Waterlogged in Plitvice Lakes Park

Electric boats in national park
Electric boats in national park
waterfall Plitvice Park
waterfall Plitvice Park
Orphan 3-yr old

Today was a walk in the park, literally! We drove a short way to Plitvice Lakes National Park, the largest in Croatia at 284.82 square kilometres, for a three-hour stroll.

Judging from the number of tour buses and the crowds from all over the world pouring through the gate, we were the only ones who’ve never heard of this recently proclaimed UNESCO world natural heritage site.

The weather decided to hold, perhaps because we stopped to buy umbrellas before entering the park. We met our VIP guide, Helena, who explained the intricate way Nature created the various lakes and waterfalls in this unique place. I’m afraid I still don’t understand it, but it has something to do with the calcium carbonate in the water and sediment from plants forming hard barriers over the centuries that diverted the water into bright green pools and thousands of waterfalls.

The air is filled with the roar of rushing water, clean enough to drink, and you can’t pass a waterfall without having your face misted with (so they say) wrinkle-reducing spray.

To preserve the park’s natural habitat yet give visitors a feel of being in nature, the Croatians have built miles of wooden walkways through the water and forest, nailed together one narrow plank at a time, They’re really comfortable to walk on.

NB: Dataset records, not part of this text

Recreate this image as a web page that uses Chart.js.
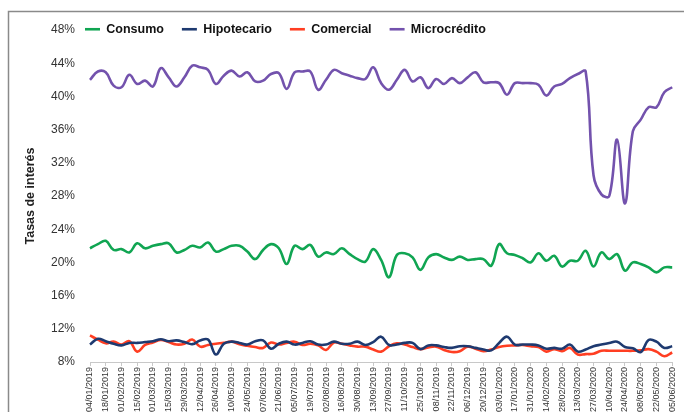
<!DOCTYPE html>
<html>
<head>
<meta charset="utf-8">
<script src="https://cdn.jsdelivr.net/npm/chart.js@4.4.1/dist/chart.umd.min.js"></script>
<style>
  html, body { margin: 0; padding: 0; background: #fff; overflow: hidden; }
  #wrap { width: 684px; height: 412px; }
</style>
</head>
<body>
<div id="wrap"><canvas id="tasasChart" width="684" height="412"></canvas></div>
<script>
// Fechas semanales (viernes)
var fechas = ['04/01/2019','11/01/2019','18/01/2019','25/01/2019','01/02/2019','08/02/2019','15/02/2019','22/02/2019','01/03/2019','08/03/2019',
  '15/03/2019','22/03/2019','29/03/2019','05/04/2019','12/04/2019','19/04/2019','26/04/2019','03/05/2019','10/05/2019','17/05/2019',
  '24/05/2019','31/05/2019','07/06/2019','14/06/2019','21/06/2019','28/06/2019','05/07/2019','12/07/2019','19/07/2019','26/07/2019',
  '02/08/2019','09/08/2019','16/08/2019','23/08/2019','30/08/2019','06/09/2019','13/09/2019','20/09/2019','27/09/2019','04/10/2019',
  '11/10/2019','18/10/2019','25/10/2019','01/11/2019','08/11/2019','15/11/2019','22/11/2019','29/11/2019','06/12/2019','13/12/2019',
  '20/12/2019','27/12/2019','03/01/2020','10/01/2020','17/01/2020','24/01/2020','31/01/2020','07/02/2020','14/02/2020','21/02/2020',
  '28/02/2020','06/03/2020','13/03/2020','20/03/2020','27/03/2020','03/04/2020','10/04/2020','17/04/2020','24/04/2020','01/05/2020',
  '08/05/2020','15/05/2020','22/05/2020','29/05/2020','05/06/2020'];

// Tasas (%)
var consumo = [21.7,22.2,22.6,21.5,21.6,21.2,22.3,21.7,22.0,22.2, 22.3,21.2,21.5,22.0,21.8,22.4,21.3,21.6,22.0,22.0,
  21.3,20.4,21.5,22.2,21.7,19.8,22.0,21.6,22.1,20.7, 21.2,21.0,21.7,21.0,20.4,20.1,21.6,20.3,18.2,20.9,
  21.1,20.6,19.1,20.6,21.0,20.6,20.3,20.7,20.3,20.4, 20.4,19.6,22.2,21.1,20.9,20.5,20.0,21.1,20.2,20.8,
  19.5,20.2,20.2,21.4,19.5,21.2,20.4,21.0,19.0,20.0, 19.8,19.4,18.8,19.4,19.4];

var hipotecario = [10.1,10.8,10.5,10.2,10.0,10.3,10.3,10.4,10.5,10.75, 10.5,10.6,10.4,10.15,10.6,10.7,8.9,10.2,10.45,10.3,
  10.1,10.5,10.6,9.6,10.2,10.45,10.1,10.3,10.5,10.1, 10.1,10.45,10.2,10.2,10.45,10.05,10.4,11.05,10.05,10.1,
  10.3,10.3,9.55,10.0,10.0,9.8,9.7,9.9,9.9,9.7, 9.5,9.4,10.3,11.05,10.1,10.1,10.1,10.0,9.6,9.7,
  9.6,10.1,9.25,9.5,9.9,10.1,10.3,10.45,9.8,9.65, 9.2,10.65,10.45,9.7,9.9];

var comercial = [11.2,10.7,10.25,10.45,10.1,10.5,9.25,10.05,10.35,10.65, 10.4,10.1,10.2,10.7,9.85,10.05,10.2,10.3,10.45,10.15,
  9.95,9.8,9.7,10.35,10.1,10.3,10.45,10.05,10.2,10.0, 9.45,10.35,10.2,10.0,9.85,9.85,9.5,9.25,9.9,10.25,
  10.1,9.8,9.55,9.75,9.85,9.45,9.2,9.3,9.85,9.6, 9.3,9.5,9.8,9.95,10.0,10.05,9.9,9.8,9.25,9.55,
  9.3,9.7,8.9,8.95,9.0,9.35,9.35,9.35,9.35,9.35, 9.4,9.55,9.25,8.7,9.15];

var microcredito = [42.0,43.0,42.9,41.3,41.1,42.6,41.5,41.9,41.2,43.4, 42.3,41.2,42.3,43.7,43.5,43.2,41.5,42.5,43.1,42.4,
  42.9,41.8,41.9,42.7,42.8,40.9,42.9,43.0,43.0,40.8, 42.0,43.2,42.8,42.5,42.2,42.1,43.5,41.6,40.8,42.0,
  43.2,41.8,42.3,41.0,42.1,41.5,42.2,41.6,42.3,42.9, 41.7,41.7,41.6,40.2,41.6,41.6,41.6,41.4,40.1,41.2,
  41.5,42.2,42.7,43.0,30.5,28.2,28.0,34.8,27.1,35.8, 37.2,38.7,38.7,40.5,41.1];

var ejeY = { min: 8, max: 48, paso: 4 };

var fuente = "'Liberation Sans', Arial, sans-serif";

function serie(nombre, datos, color) {
  return {
    label: nombre,
    data: datos,
    borderColor: color,
    backgroundColor: color,
    borderWidth: 2.6,
    pointRadius: 0,
    pointHoverRadius: 0,
    tension: 0.4,
    fill: false
  };
}

// Marco gris del recuadro y leyenda superpuesta al area del grafico
var marco = {
  id: 'marco',
  beforeLayout: function (chart) {
    var lg = chart.legend;
    if (lg && !lg._sinAltura) {
      var fitOriginal = lg.fit;
      // la leyenda no resta espacio al grafico
      lg.fit = function () { fitOriginal.call(this); this.height = 0; };
      lg._sinAltura = true;
    }
  },
  afterLayout: function (chart) {
    var lg = chart.legend;
    if (lg) {
      lg.left = 67;
      lg.right = 684;
      lg.width = 617;
      lg.top = 5;
      lg.bottom = 60;
      lg.height = 55;
    }
  },
  beforeDraw: function (chart) {
    var c = chart.ctx;
    c.save();
    c.strokeStyle = '#8a8a8a';
    c.lineWidth = 1.5;
    c.beginPath();
    c.moveTo(8.5, 412);
    c.lineTo(8.5, 11.5);
    c.lineTo(684, 11.5);
    c.stroke();
    c.restore();
  }
};

var ctx = document.getElementById('tasasChart').getContext('2d');
var tasasChart = new Chart(ctx, {
  type: 'line',
  data: {
    labels: fechas,
    datasets: [
      serie('Consumo', consumo, '#10a552'),
      serie('Hipotecario', hipotecario, '#1e3a70'),
      serie('Comercial', comercial, '#ff3e22'),
      serie('Microcrédito', microcredito, '#7352ad')
    ]
  },
  options: {
    responsive: false,
    animation: false,
    layout: { padding: { top: 30, right: 11, left: 0, bottom: 0 } },
    plugins: {
      tooltip: { enabled: false },
      legend: {
        position: 'top',
        align: 'start',
        labels: {
          usePointStyle: true,
          pointStyle: 'line',
          pointStyleWidth: 15,
          padding: 18,
          color: '#111',
          font: { family: fuente, size: 12.5, weight: 'bold' }
        }
      }
    },
    scales: {
      x: {
        offset: false,
        border: { display: true, color: '#c8c8c8', width: 1 },
        grid: {
          drawOnChartArea: false,
          drawTicks: true,
          tickLength: 4,
          color: function (c) { return c.index % 2 === 0 ? '#c8c8c8' : 'rgba(0,0,0,0)'; }
        },
        ticks: {
          autoSkip: false,
          minRotation: 90,
          maxRotation: 90,
          padding: 1,
          color: '#333',
          font: { family: fuente, size: 9 },
          callback: function (val, idx) {
            return idx % 2 === 0 ? this.getLabelForValue(val) : '';
          }
        },
        afterFit: function (scale) { scale.height = 50; }
      },
      y: {
        min: ejeY.min,
        max: ejeY.max,
        border: { display: false },
        grid: { display: false, drawTicks: false },
        ticks: {
          stepSize: ejeY.paso,
          padding: 15,
          color: '#333',
          font: { family: fuente, size: 12 },
          callback: function (v) { return v + '%'; }
        },
        title: {
          display: true,
          text: 'Tasas de interés',
          color: '#222',
          padding: { top: 23, bottom: 4 },
          font: { family: fuente, size: 12.5, weight: 'bold' }
        },
        afterFit: function (scale) { scale.width = 90; }
      }
    }
  },
  plugins: [marco]
});
</script>
</body>
</html>
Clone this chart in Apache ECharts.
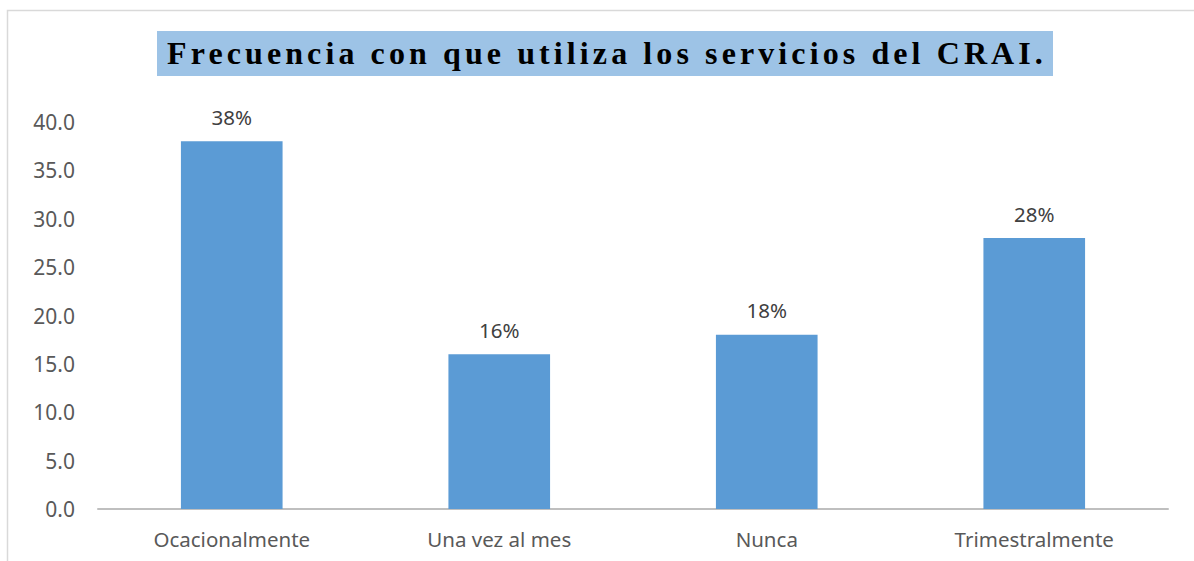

Three hours was barely enough time to explore all the water features, and we didn’t check out the park’s hiking trails and meadows. To save time we took an electric boat across one lake, a shuttle bus from one station to the next and another shuttle back to the main entrance, otherwise we’d still be there!

You could really spend days here. Helena said most people take a three-hour bus ride from their cruise ship in Istria and end up spending only two hours in the park. Please don’t do this.

Retro food Plitvice Hotel
Retro food Plitvice Hotel

After saying goodbye to Helena, we checked into the Hotel Plitvice, one of the old hotels within the park. I kept having flashbacks to our hotel at the Grand Canyon, another national park, with its utilitarian rooms. Even the restaurant was a blast from the past.

We started with a dollop of Russian salad and a few slices of cheese and ham, then a bowl of greasy beef consommé. When did you last even hear the word consommé? The main course was a slab of cooked turkey breast smothered with a thick pale yellow sauce, accompanied by water-logged baby carrots, canned green beans and potato croquettes.

After lunch it was back on the bus for a tour of a cave called Samograd, featuring spectacular stalactites and cathedral ceilings formed by water over millions of years.

The bear refuge left us all uncomfortable, though the nine orphaned bears in their big open enclosures full of trees were having a great time. The volunteer staff of young hippies, don’t know what else to call them, come from all over the world to join the cause, and stay a few weeks or a few years to feed the bears, mend fences and forage for wild food for the animals among other tasks – a young French woman assured us there’s always something to do.

Orphan 3-yr old

The “owner”, an older Croatian man who’d been a social worker and worked in Germany for awhile before starting the refuge, introduced us to another woman who works in Zagreb but spends every minute she can at the refuge. Another woman, a teacher, spends part of the year in North Carolina and volunteers at a bear refuge there.

Six to 12 of the volunteers live in a tiny house left to them by a family that once owned the land. There’s no heat or running water and they seem to live on air and donations. Some pay their own way to be there.

We left feeling that we hadn’t got the whole story, but we wished the young people well. I suppose we admire them for following their dream of a better society, but worry about what will become of them.

In between all these visits, we’re driving through the most spectacular countryside – hills covered with thick green forests swoop down into wide valleys where sheep graze and gardens grow – onions seem to be a popular crop. There’s an occasional sprinkling of Austrian-style chalets, but I think we’ve seen more sheep than people.

We got back to the hotel around 9 and had another set meal, this time pork schnitzel with the same canned vegetables. Great green salad, though!

Tomorrow’s mountain hike is still up in the air – we’ll have to wait until breakfast to hear our fate.